The Other Side of Hope (Finland)

2017 Finland

SUNDAY 7 April 10.00 am
TUESDAY 9 April 8.15 pm
RUNNING TIME 114 minutes

SYNOPSIS

After arriving in Finland on a coal freighter, Khaled, a Syrian stowaway, applies for asylum without much hope for success. Meanwhile, Wikström, an eccentric travelling shirt salesman, decides to change his life and buys an unprofitable restaurant. Can these two men help each other out?

REVIEW BY GLENN KENNY   

The Finnish director Aki Kaurismäki’s films are often marked by a particular kind of humour. He can put the ‘dead’ in ‘deadpan.’ This was particularly true in such ‘90s films as The Match Factory Girl and I Hired a Contract Killer, tales of privation and depression that treated these subjects with both gravity and acknowledgement of an overall absurdity in the human condition. Mr. Kaurismäki’s protagonists are often drink-soaked sad sacks who achieve a kind of sodden resignation.

In recent years, though, the director has found something to believe in, and this has added a humanist dimension to his pictures that is both pleasing and moving. His 2011 Le Havre was about a shoe-shine man in the title French port who takes in a young African teen who arrived on a container ship. Aside from being an excellent illustration of the Christian proverb about loving thy neighbour, it was also a warm and funny film standing up for the larger principle of immigration.

So too is his latest feature, The Other Side of Hope, set in his native Finland. One of its protagonists, Wikström, drives around in a sleek, oversized black car of a vintage unknown to me, in keeping with the director’s insistence of never depicting a post-1962 auto. Wikström is a man at loose ends, having dissolved his marriage and subsequently won a small fortune at poker. He decides to invest that cash in a small bar/restaurant that’s very down at heel, and whose staff is highly ambivalent about the quality of attention that comes with a new owner. In the meantime, Khaled, a Syrian refugee who’s come in via a coal ship is being processed through Finland’s supposedly humane immigration system. But once he’s very politely rejected, he goes on the lam. He is desperate to get word from his sister in Syria while he is in Europe, and to arrange her passage out of Syria.

Once Khaled and Wikström’s paths cross, hope is revived, and comedy blossoms. But Khaled’s quest is made difficult by belligerent racist skinheads. By the time Khaled is actually put in touch with his sister, the race against time is even more critical.

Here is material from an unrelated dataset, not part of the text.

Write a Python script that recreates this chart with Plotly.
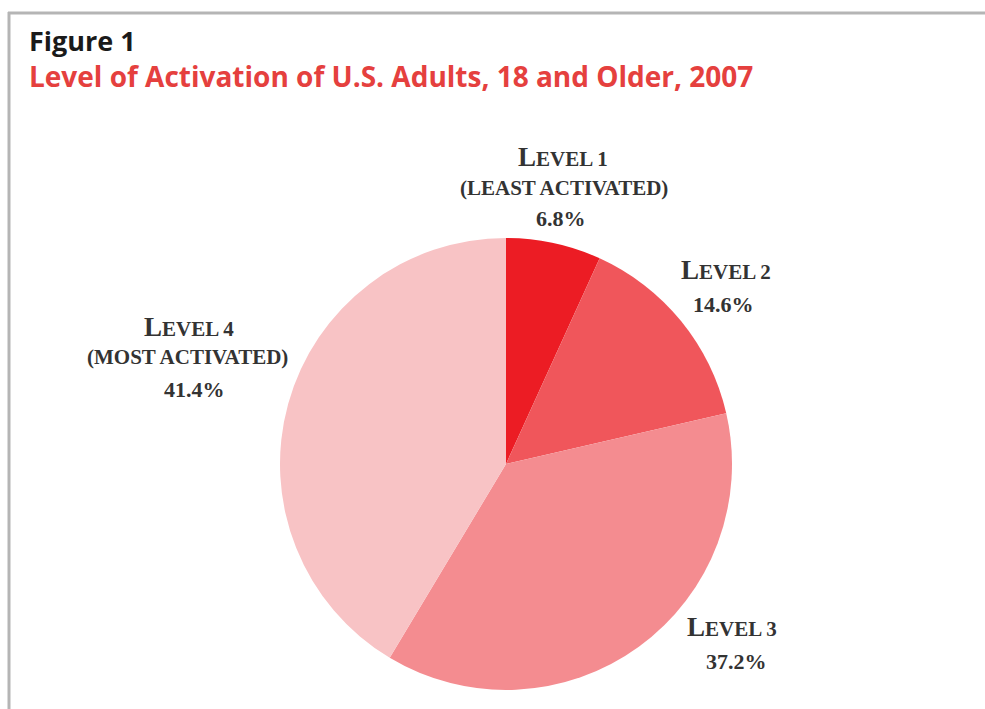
import plotly.graph_objects as go

levels = ["Level 1", "Level 2", "Level 3", "Level 4"]
subtitles = ["(least activated)", "", "", "(most activated)"]
values = [6.8, 14.6, 37.2, 41.4]
colors = ["#EC1C24", "#F0565B", "#F48C90", "#F8C3C5"]

W, H = 985, 709

fig = go.Figure()
fig.add_trace(go.Pie(
    labels=levels, values=values, sort=False, direction="clockwise", rotation=0,
    marker=dict(colors=colors, line=dict(width=0)),
    textinfo="none", hoverinfo="label+percent", showlegend=False,
    domain=dict(x=[280 / W, 732 / W], y=[1 - 690 / H, 1 - 238 / H]),
))

SERIF = "Liberation Serif, serif"
TXT = "#333333"

def smallcaps(s, big=27, small=21):
    out = ""
    for w_i, word in enumerate(s.split(" ")):
        if w_i:
            out += " "
        first = word[0]
        rest = word[1:]
        if first.isalpha() and first.isupper():
            out += f"<span style='font-size:{big}px'>{first}</span>"
            if rest:
                out += f"<span style='font-size:{small}px'>{rest.upper()}</span>"
        else:
            out += f"<span style='font-size:{small}px'>{word.upper()}</span>"
    return out

# label line positions (pixel centres) per slice
label_pos = {
    0: [(563, 157), (564, 188), (561, 219)],
    1: [(726, 270), None, (723, 304)],
    2: [(732, 627), None, (736, 661)],
    3: [(189, 327), (187, 357), (194, 389)],
}

annotations = []
for i, lev in enumerate(levels):
    pos = label_pos[i]
    lines = [smallcaps(lev), smallcaps(subtitles[i]) if subtitles[i] else None,
             f"<span style='font-size:22px'>{values[i]:.1f}%</span>"]
    for txt, p in zip(lines, pos):
        if txt is None or p is None:
            continue
        annotations.append(dict(
            x=p[0] / W, y=1 - p[1] / H, xref="paper", yref="paper",
            text=f"<b>{txt}</b>", showarrow=False, xanchor="center", yanchor="middle",
            font=dict(family=SERIF, size=21, color=TXT),
        ))

annotations.append(dict(
    x=27 / W, y=1 - 40 / H, xref="paper", yref="paper", text="<b>Figure 1</b>",
    showarrow=False, xanchor="left", yanchor="middle",
    font=dict(family="Open Sans, sans-serif", size=27, color="#1a1a1a"),
))
annotations.append(dict(
    x=27 / W, y=1 - 76 / H, xref="paper", yref="paper",
    text="<b>Level of Activation of U.S. Adults, 18 and Older, 2007</b>",
    showarrow=False, xanchor="left", yanchor="middle",
    font=dict(family="Open Sans, sans-serif", size=28, color="#E5403E"),
))

shapes = [
    dict(type="line", xref="paper", yref="paper", x0=8 / W, x1=1, y0=1 - 13 / H, y1=1 - 13 / H,
         line=dict(color="#B5B5B5", width=3)),
    dict(type="line", xref="paper", yref="paper", x0=9 / W, x1=9 / W, y0=1 - 12 / H, y1=0,
         line=dict(color="#B5B5B5", width=3)),
]

fig.update_layout(
    width=W, height=H, margin=dict(l=0, r=0, t=0, b=0),
    paper_bgcolor="white", plot_bgcolor="white",
    annotations=annotations, shapes=shapes,
)

fig.write_html("out.html")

The movie expands upon Kaurismäki’s central mode of observation and delivers some trenchant views about the immigration experience from the side of those seeking asylum. While in the detention centre awaiting a ruling on his case, Khaled is told by a friend not to appear too cheerful, as people will take him for mentally disturbed. Kaurismäki makes these bigots look ridiculous. The film’s suggestive title lingers at the end, leaving a question mark that the viewer will have to turn over personally.